In terms of the shape of batteries, the demand of prismatic secondary batteries or pouch-type secondary batteries, which are thin enough to be applied to products, such as mobile phones, is very high. In terms of the material for batteries, the demand for lithium secondary batteries, such as lithium ion batteries and lithium ion polymer batteries, having high energy density, high discharge voltage, and high output stability, is very high.
Generally, a pouch-type secondary battery is constructed in a structure in which an electrode assembly is mounted in a pouch-type case made of an aluminum laminate sheet. Specifically, the pouch-type secondary battery is manufactured by forming a receiving part for receiving the electrode assembly in the laminate sheet and thermally welding an additional sheet separated from the laminate sheet or a sheet extending from the laminate sheet to the laminate sheet while the electrode assembly is received in the receiving part.

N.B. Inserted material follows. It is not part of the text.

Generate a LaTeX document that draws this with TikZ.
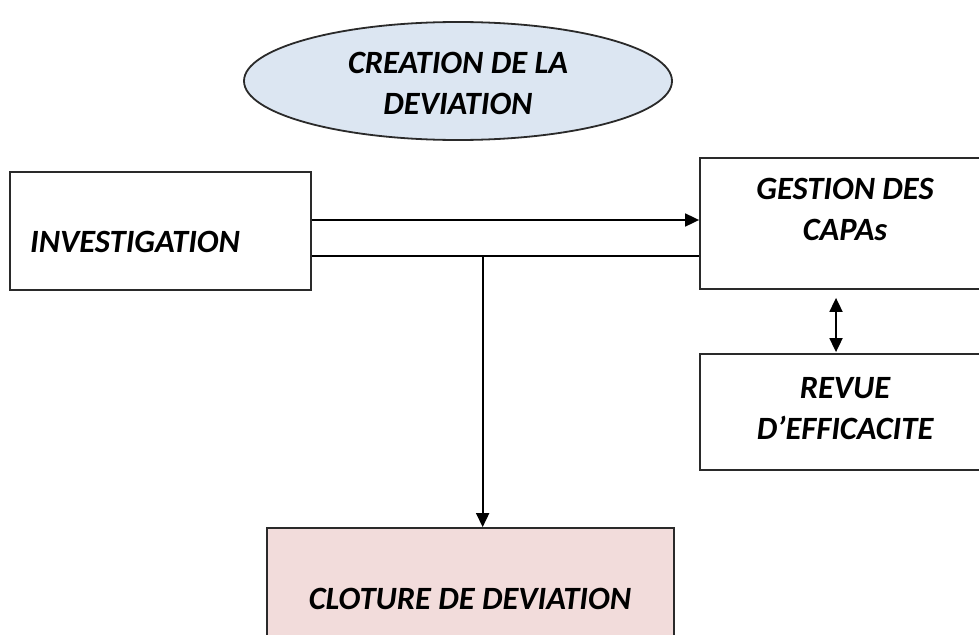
\documentclass[tikz,border=0pt]{standalone}
\usepackage{fontspec}
\setmainfont{Carlito}
\usetikzlibrary{shapes.geometric,arrows.meta,calc}
\definecolor{ellfill}{HTML}{DCE6F2}
\definecolor{clofill}{HTML}{F2DCDB}
\definecolor{edge}{HTML}{2A2A2A}
\tikzset{
  boxshape/.style={draw=edge,line width=1.8pt,rectangle,inner sep=0pt},
  lbl/.style={font=\fontsize{32.5}{41}\selectfont\bfseries\itshape,align=center,inner sep=0pt,text=black},
  conn/.style={draw=black,line width=1.8pt},
  arr/.style={conn,-{Triangle[length=14pt,width=13pt]}},
  dblarr/.style={conn,{Triangle[length=14pt,width=13pt]}-{Triangle[length=14pt,width=13pt]}}
}
\begin{document}
\begin{tikzpicture}[x=1pt,y=-1pt]
\useasboundingbox (0,0) rectangle (979,634);
\clip (0,0) rectangle (979,634);
\fill[white] (0,0) rectangle (979,634);
% shapes
\node[ellipse,draw=edge,line width=1.8pt,fill=ellfill,minimum width=428pt,minimum height=118pt,inner sep=0pt] (cre) at (458,81) {};
\node[boxshape,minimum width=301pt,minimum height=118pt] (inv) at (160.5,231) {};
\node[boxshape,minimum width=280pt,minimum height=131pt] (ges) at (840,223.5) {};
\node[boxshape,minimum width=280pt,minimum height=116pt] (rev) at (840,412) {};
\node[boxshape,fill=clofill,minimum width=407pt,minimum height=140pt] (clo) at (470.5,598) {};
% texts
\node[lbl] (creT) at (458,83) {CREATION DE LA\\DEVIATION};
\node[lbl,anchor=west] (invT) at (30,242) {INVESTIGATION};
\node[lbl] (gesT) at (845,209) {GESTION DES\\CAPAs};
\node[lbl] (revT) at (845,409) {REVUE\\D’EFFICACITE};
\node[lbl] (cloT) at (470,599) {CLOTURE DE DEVIATION};
% connectors
\draw[arr] ([yshift=11pt]inv.east) -- ([yshift=11pt]inv.east -| ges.west);
\draw[conn] ([yshift=-25pt]inv.east) -- ([yshift=-25pt]inv.east -| ges.west);
\coordinate (j) at ($([yshift=-25pt]inv.east)!0.441!([yshift=-25pt]inv.east -| ges.west)$);
\draw[arr] (j) -- (j |- clo.north);
\draw[dblarr,shorten <=8pt,shorten >=1pt] ([xshift=-4pt]ges.south) -- ([xshift=-4pt]ges.south |- rev.north);
\end{tikzpicture}
\end{document}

The receiving part may be formed in the pouch-type case by partially compressing the aluminum laminate sheet that has a thickness of approximately 113□ using a die and punch according to a process similar to a deep-throwing process. Since the thickness of the aluminum laminate sheet is small, however, the aluminum laminate sheet may break during the compression of the aluminum laminate sheet. For this reason, it is difficult to form the receiving part such that the receiving part has a depth of 15 mm or more.
Meanwhile, a separation-type battery case is constructed by overlapping two sheet-type cases in a sealing fashion. Consequently, it is required for both receiving parts to be overlapped with each other in position at while an electrode assembly is received in the receiving parts during the manufacture of a battery. When the electrode assembly is not received in the receiving parts in position, internal short circuits occur. For this reason, additional guide units are needed, which increases the manufacturing costs of the battery. In addition, the two sheet-type cases are coupled with each other at four sides thereof to form sealing parts. As a result, the two-unit battery case is in contact with the atmosphere at all the four sides thereof, and therefore, when the two-unit battery case is used for a long period of time, a possibility of the introduction of air into the two-unit battery case greatly increases, which reduces the service life of the battery.
In order to solve the above-mentioned problems, there have been proposed several technologies for forming two corresponding receiving parts at a one-unit sheet-type case and overlapping the two corresponding receiving parts with each other. For example, Japanese Patent Application Publication No. 2005-285503 and No. 2005-285506 disclose a technology for forming two corresponding receiving parts in a one-unit laminate sheet such that the two corresponding receiving parts are spaced a predetermined distance from each other and bending the middle region of the one-unit laminate sheet between the receiving parts while an electrode assembly is received in one of the receiving parts, thereby manufacturing a battery. This battery manufacturing technology reduces the depth of the receiving parts formed at the laminate sheet by approximately a half. Furthermore, a sealing part formed at one of four sides of the battery is maintained in a sealed state.
While the laminate sheet is compressed to form the two adjacent receiving parts in the laminate sheet, however, the middle region of the laminate sheet, which will be bent later, is stretched such that the two receiving parts can be formed at opposite sides of the middle region of the laminate sheet. As a result, the mechanical strength of the laminate sheet decreases as compared to when the laminate sheet is stretched in one direction with the result that the laminate sheet may easily break during forming the receiving parts and/or bending the laminate sheet.
Consequently, there is required a technology for preventing a one-unit battery case from breakage during forming electrode assembly receiving parts in the battery case and/or bending the battery case to overlap the receiving parts, thereby minimizing the product defect rate, and manufacturing a pouch-type battery through a simple assembly process.